毎週火曜「深夜帰宅」の謎…適応障害超えた元教員夫に「すべてを支えた妻」が一番怒ったこと
「パパとママを選ぶことはできない」
結局、奈美さんと夫は離婚することになったそうです。ただ、離婚届は提出しても、同居は続けるのだとか。それは娘が「パパとママを選ぶことはできない」と泣き出したから。玄関隣の娘の部屋を夫にの部屋にして、リビング側にある寝室を娘の部屋に。キッチン・バス・トイレの共用をしつつ、居住空間が別れるようにリフォームをしたそうです。この費用は夫が負担。 その後、夫は奈美さんに家賃を入れ、お互いの恋愛の自由を認めるという家庭内別居のような状態に落ち着きます。 それから2ヵ月、別人のように明るい声で奈美さんから連絡がありました。 「書面上であれ、離婚したらすごい開放感です。私、夫に対して母親のように接してしまっていたんです。

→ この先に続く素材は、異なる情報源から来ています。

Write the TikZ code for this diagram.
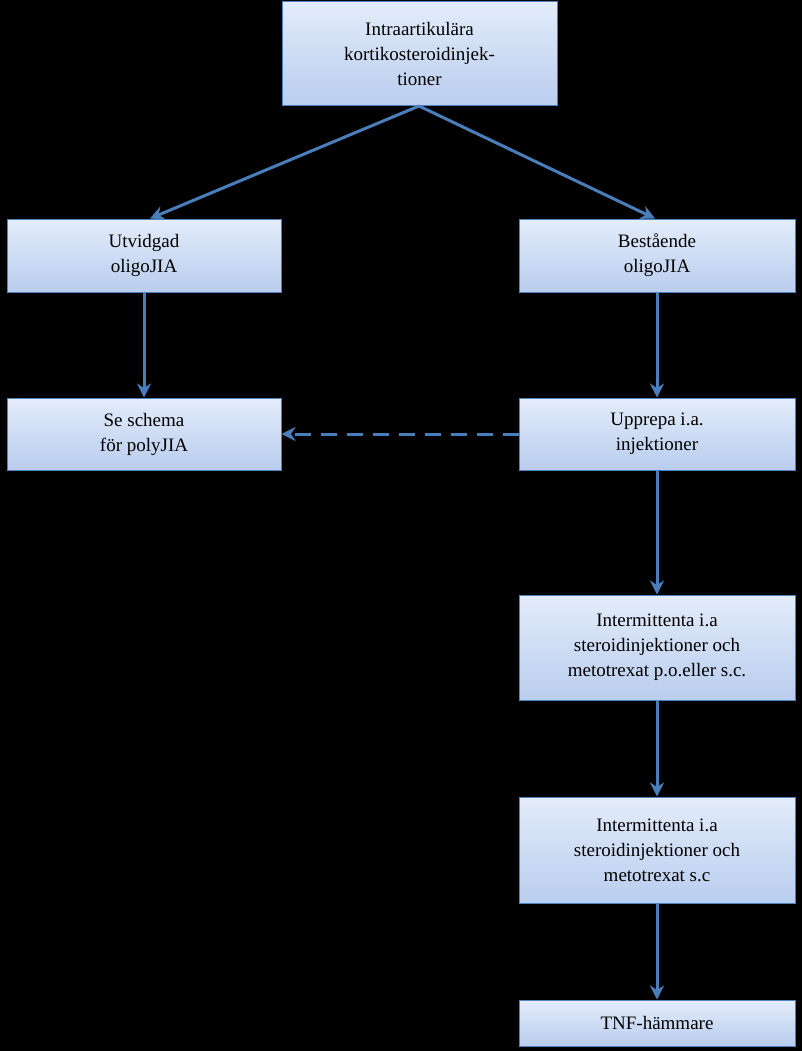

愛しているから立派になって欲しくて、仕事に対して口出しをしていました。離婚して他人だと思えば、何をしても気にならなくなったのです。不登校気味だった娘も、毎日学校に行くようになりました」 しかし「母親のように接してしまっていた」といいますが、母親であっても、仕事に対して口出しするのはよくないでしょう。親子でも夫婦でも、お互いのやり方を尊重することが大切。良かれと思って助言をしても、決めつけるように口出しされたり怒鳴られていたら、一緒に暮らすのは嫌になってしまうでしょう。幸い、夫に対して怒鳴るのをやめると同時に、娘に対しても怒鳴るのをやめられたのだといいます。たとえ正論であっても、感情的に怒鳴るのは威嚇にしかならず、相手との溝を作るだけなのだと感じさせられます。 今、一人の大人として、ルームメイトになってからは、関係はいいというのです。奈美さんが娘を怒鳴る回数もゼロになりました。夫も、奈美さんに支えてもらっていることはわかっていながら、コンプレックスも抱いてしまっていたのでしょう。夫のせいなのではなく、病気になるような環境が問題だったのですが、そこで自己肯定感を抱けずにいた。そこに責め立てる言葉が来て、わかっているけど拒絶反応が出てしまった。そういう流れのようです。 もともとは「いい教員になりたい」と同じ志をもつふたりです。そう思うすべての人が健やかに先生の職務をまっとうできるような環境の重要性も改めて感じます。籍を別にして同居するという新しい家族の形を選んだ奈美さんご一家は、現実を見て互いを尊重しながら支えあう形を選んだと言えるのではないでしょうか。 調査料金は25万円(経費別)です。